Maelstrom |
Antonella Cuppari | 17-04-2004 |
Walter legge uno scritto che parla di obiettivi, tempo, scelte, progetti, presente e futuro. Parla della differenza tra il “volere tutto e subito”, la sensazione che si riassume nella formula “adesso o mai più”, e la capacità di compiere delle scelte in relazione alle proprie aspirazioni.
Che differenza c’è?
“Tutto e subito” sono le parole con cui spesso gli adulti rispondono a un desiderio che viene giudicato infantile, a una richiesta fatta da un bambino viziato o da un adolescente che pretende il mondo in mano senza cercarlo.
“Adesso o mai più” richiama la formula precedente, ma pone l’attenzione su una preoccupazione, quella di non esserci più, domani. L’adesso costituisce l’unica chance per giocarsi tutto, quasi che la vita e il mondo intero rischiassero di esaurirsi nell’esiguo perimetro del presente. “Adesso o mai più” è la richiesta disperata di chi sente di non avere un futuro.
La terza opzione è quella che implica degli obiettivi, delle valutazioni, delle scelte, del lavoro e dei sacrifici per raggiungerli. Chi ci riesce vive la sensazione di avere un futuro dentro di sé.
La disperazione dell’ “adesso o mai più” mi risuona nella testa, come un urlo disperato che smarrisce i confini dello spazio e del tempo, in un vortice che ha come centro l’adesso, il vuoto, il bisogno di colmarlo.
“Potevo spendere anche due milioni al giorno. Questo era un tutto e subito che mi serviva per colmare quello che sentivo”. Mentre Eric lo diceva, Livia piangeva.
Il tossicodipendente è preoccupato dalla necessità di procurarsi la sostanza entro due ore perché altrimenti sta male. Il detenuto in carcere fa delle cose, ma non riesce a collocarle in una dimensione temporale che gli permetta di viverle come tappe verso il raggiungimento di un traguardo. Ci sono persone che mangiano e poi vomitano, e poi si abbuffano di nuovo, per ributtare nuovamente fuori tutto; altre vivono in preda alle loro ossessioni, ai loro rituali irrinunciabili: lavarsi le mani dieci volte al giorno, controllare ripetutamente di aver chiuso bene la porta di casa prima di andare a dormire; altre ancora controllano tutto, se stesse, quello che mangiano, quello che fanno, come si muovono, le loro emozioni e le loro relazioni.
Il presente, in tutti questi casi, diventa un susseguirsi di azioni automatiche, senza meta, che si esauriscono nel momento stesso in cui vengono compiute.

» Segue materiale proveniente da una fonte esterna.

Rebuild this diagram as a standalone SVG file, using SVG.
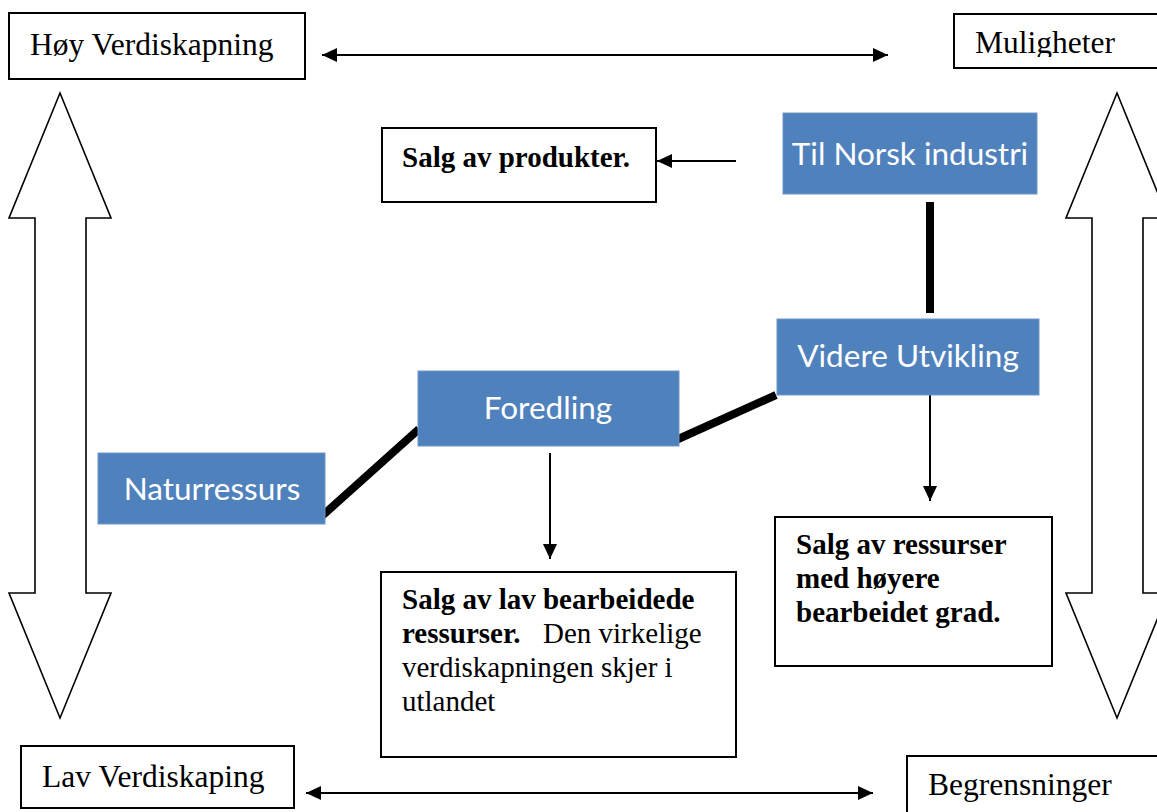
<svg xmlns="http://www.w3.org/2000/svg" width="1157" height="812" viewBox="0 0 1157 812">
<style>
.lbl{font-family:"Liberation Serif","Times New Roman",serif;font-size:31.5px;fill:#000}
.bt{font-family:"Liberation Serif","Times New Roman",serif;font-size:29px;fill:#000}
.b{font-weight:bold}
.wbox{fill:#fff;stroke:#000;stroke-width:2}
.blue{fill:#4F81BD;stroke:#6f97c8;stroke-width:1}
.bl{font-family:Lato,"Open Sans",sans-serif;font-size:31.5px;fill:#fff;text-anchor:middle}
.big{fill:#fff;stroke:#000;stroke-width:1.6;stroke-linejoin:miter}
.thin{stroke:#000;stroke-width:2;fill:none}
.thick{stroke:#000;stroke-width:8;fill:none}
</style>
<defs>
<marker id="ah" viewBox="0 0 15 14" refX="15" refY="7" markerWidth="15" markerHeight="14" markerUnits="userSpaceOnUse" orient="auto-start-reverse">
<path d="M0,0 L15,7 L0,14 Z" fill="#000"/>
</marker>
<clipPath id="mclip"><rect x="954" y="14" width="203" height="43"/></clipPath>
</defs>
<rect width="1157" height="812" fill="#fff"/>

<g id="arrow-left">
<polygon class="big" points="60,93 111,218 86,218 86,593 111,593 60,718 9,593 35,593 35,218 9,218"/>
</g>
<g id="arrow-right">
<polygon class="big" points="1117,93 1168,218 1143,218 1143,593 1168,593 1117,718 1066,593 1092,593 1092,218 1066,218"/>
</g>

<g id="connectors">
<line class="thin" x1="322" y1="55" x2="888" y2="55" marker-start="url(#ah)" marker-end="url(#ah)"/>
<line class="thin" x1="306" y1="793" x2="873" y2="793" marker-start="url(#ah)" marker-end="url(#ah)"/>
<line class="thin" x1="736" y1="161" x2="657" y2="161" marker-end="url(#ah)"/>
<line class="thin" x1="550" y1="453" x2="550" y2="559" marker-end="url(#ah)"/>
<line class="thin" x1="930" y1="395" x2="930" y2="501" marker-end="url(#ah)"/>
<line class="thick" x1="322" y1="516" x2="419" y2="429"/>
<line class="thick" x1="676" y1="440" x2="776" y2="395"/>
<line class="thick" x1="930" y1="202" x2="930" y2="313"/>
</g>

<g id="hoy">
<rect class="wbox" x="9" y="13" width="296" height="66"/>
<text class="lbl" x="30" y="55">Høy Verdiskapning</text>
</g>
<g id="muligheter">
<rect class="wbox" x="954" y="14" width="210" height="54"/>
<text class="lbl" x="975" y="53" clip-path="url(#mclip)">Muligheter</text>
</g>
<g id="lav">
<rect class="wbox" x="21" y="746" width="273" height="62"/>
<text class="lbl" x="42" y="787">Lav Verdiskaping</text>
</g>
<g id="begrensninger">
<rect class="wbox" x="907" y="756" width="260" height="70"/>
<text class="lbl" x="928" y="795">Begrensninger</text>
</g>

<g id="salg-produkter">
<rect class="wbox" x="382" y="128" width="274" height="74"/>
<text class="bt b" x="402" y="167">Salg av produkter.</text>
</g>

<g id="til-norsk">
<rect class="blue" x="783" y="113" width="254" height="81"/>
<text class="bl" x="910" y="165">Til Norsk industri</text>
</g>
<g id="videre">
<rect class="blue" x="777" y="319" width="262" height="76"/>
<text class="bl" x="908" y="367">Videre Utvikling</text>
</g>
<g id="foredling">
<rect class="blue" x="418" y="371" width="261" height="75"/>
<text class="bl" x="548" y="419">Foredling</text>
</g>
<g id="naturressurs">
<rect class="blue" x="98" y="453" width="227" height="71"/>
<text class="bl" x="212" y="500">Naturressurs</text>
</g>

<g id="salg-lav">
<rect class="wbox" x="381" y="572" width="355" height="185"/>
<text class="bt" x="402" y="609"><tspan class="b">Salg av lav bearbeidede</tspan></text>
<text class="bt" x="402" y="643"><tspan class="b">ressurser.</tspan><tspan x="543">Den virkelige</tspan></text>
<text class="bt" x="402" y="677">verdiskapningen skjer i</text>
<text class="bt" x="402" y="711">utlandet</text>
</g>

<g id="salg-ressurser">
<rect class="wbox" x="775" y="517" width="277" height="149"/>
<text class="bt b" x="796" y="554">Salg av ressurser</text>
<text class="bt b" x="796" y="588">med høyere</text>
<text class="bt b" x="796" y="622">bearbeidet grad.</text>
</g>
</svg>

Atti che non hanno occhi, sguardi senza futuro, perché il futuro è troppo distante, irraggiungibile con le proprie gambe.
C’è un vuoto ancora più grande che rende ogni azione circolare, non protesa verso un obiettivo, incatenata ad una mancanza che deve essere colmata, un vuoto che non puoi guardare, ma che prende non solo i detenuti, i tossicodipendenti o gli ossessivi. E’ il vortice di un buco nero dove ruotano e si ammassano le parole non dette, le emozioni trattenute, i sensi di colpa, il senso di abbandono, la rabbia, il rancore, dove vengono risucchiate le coordinate di ciò che si è e si vorrebbe essere, un vortice vorace che torce ogni sguardo verso il suo centro.
Gabriele ieri ha detto che il “tutto e subito”, l’”adesso o mai più” hanno a che vedere con la ricerca della propria identità, un’identità perduta o nascosta. E allora mi chiedo come mettersi sulle sue tracce.
Dove si trova l’identità che cerchiamo? In che direzione va l’Io che sono? Si avvicina, si allontana o viaggia parallelamente a quello che vorrei essere? Ho fiducia che quello che sono adesso possa avvicinarsi a quello che vorrei essere domani? E quanto conta questo nel rapporto col vortice che ci prende?